Abb. 1. Integrierte Analyse: Zeit bis zum Auftreten der ersten skelettbezogenen Komplikation (SRE) unter Denosumab bzw. Zoledronsäure HR: Hazard-Ratio; KI: Konfidenzintervall

Das Risiko einer ersten und folgenden skelettbezogenen Komplikation verringerte sich mit dem RANKL-Inhibitor um 18%. Die Wirksamkeit von Denosumab war über alle Tumorarten und über alle skelettbezogenen Komplikationen vergleichbar. Auch die Zeit bis zum erstmaligen Auftreten von mittleren bis starken Schmerzen verlängerte sich unter Denosumab (198 versus 143 Tage) und weniger Patienten mussten auf eine stärkere Schmerzmedikation umgestellt werden (Abb. 2).

Abb. 2. Integrierte Analyse: Unter Denosumab mussten weniger Patienten von geringen Analgetika-Dosen (keine Analgetika, nichtnarkotische Analgetika, schwache Analgetika) auf Opioide (≥75 mg orale Morphinäquivalente pro Tag) umgestellt werden [nach Cleeland CS, et al. Ann Oncol 2010;21:8s (Abstract 1248P)] *p<0,05; **p<0,01 (nicht adjustiert für Multiplizität)

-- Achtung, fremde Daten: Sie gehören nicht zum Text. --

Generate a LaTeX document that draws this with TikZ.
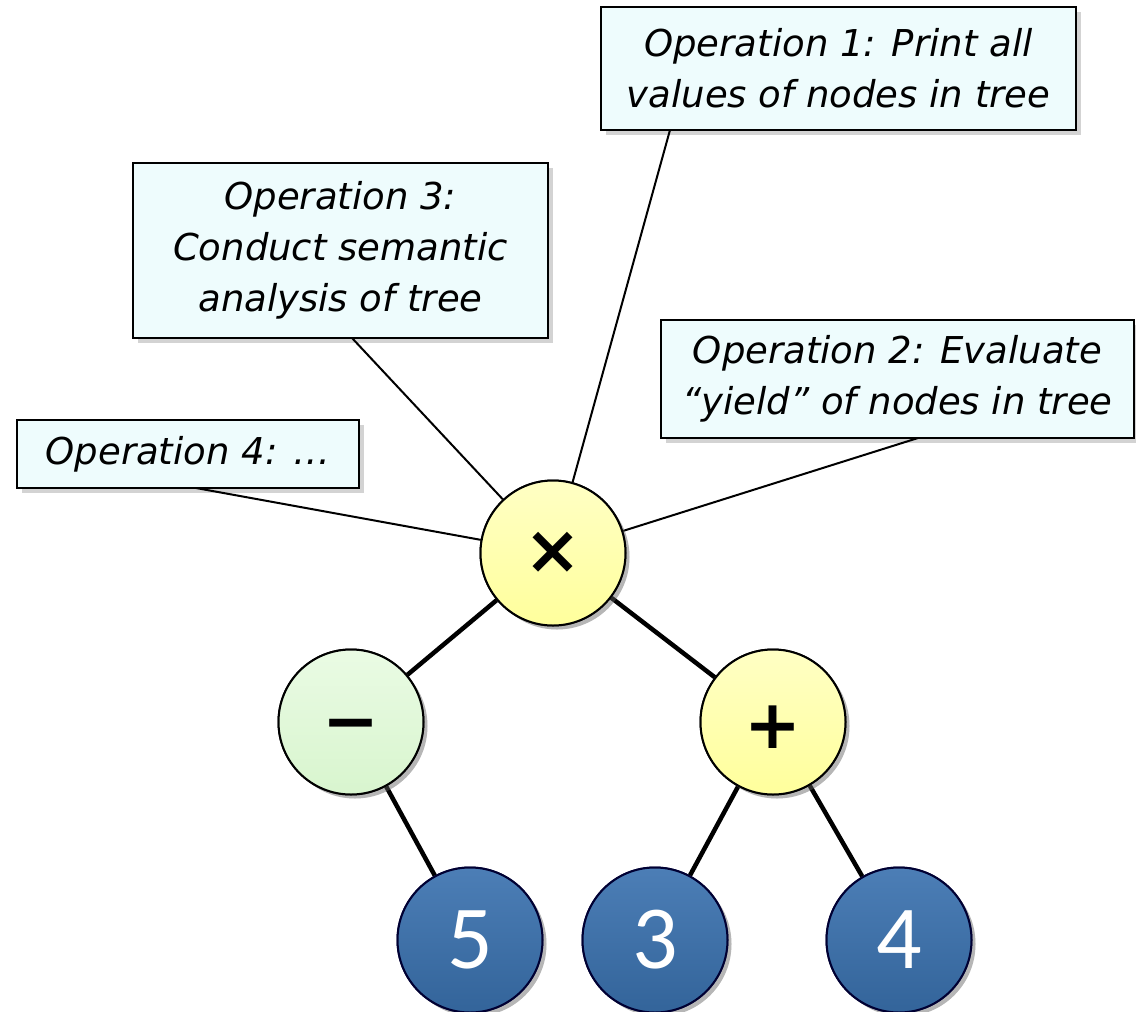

Kiefernekrosen traten mit weniger als 2% in beiden Gruppen gleich häufig auf. Vor einer osteoprotektiven Hochdosistherapie sollten die Patienten deshalb zum Zahnarzt gehen und beispielsweise eine Paradontitis behandeln und Zähne ggf. ziehen lassen. Falls eine Zahnextraktion unter der Therapie nötig ist, sollte diese unter Antibiotikagabe erfolgen.

Quellen

Priv.-Doz. Dr. Florian Schütz, Heidelberg, Prof. Dr. Ingo Diel, Mannheim; Symposium „Moderne Osteoonkologie durch RANK-Ligand-Inhibition mit Denosumab“, veranstaltet von Amgen im Rahmen der 31. Jahrestagung der deutschen Gesellschaft für Senologie, Dresden, 23. Juni 2011.

Priv.-Doz. Dr. Diana Lüftner, Berlin, Prof. Dr. Ingo Diel, Mannheim, Dr. Friedrich Overkamp, Recklinghausen; Launch-Pressekonferenz „XGEVA®: Neue Hoffnung für Patienten mit Knochenmetastasen, veranstaltet von Amgen, München, 9. September 2011.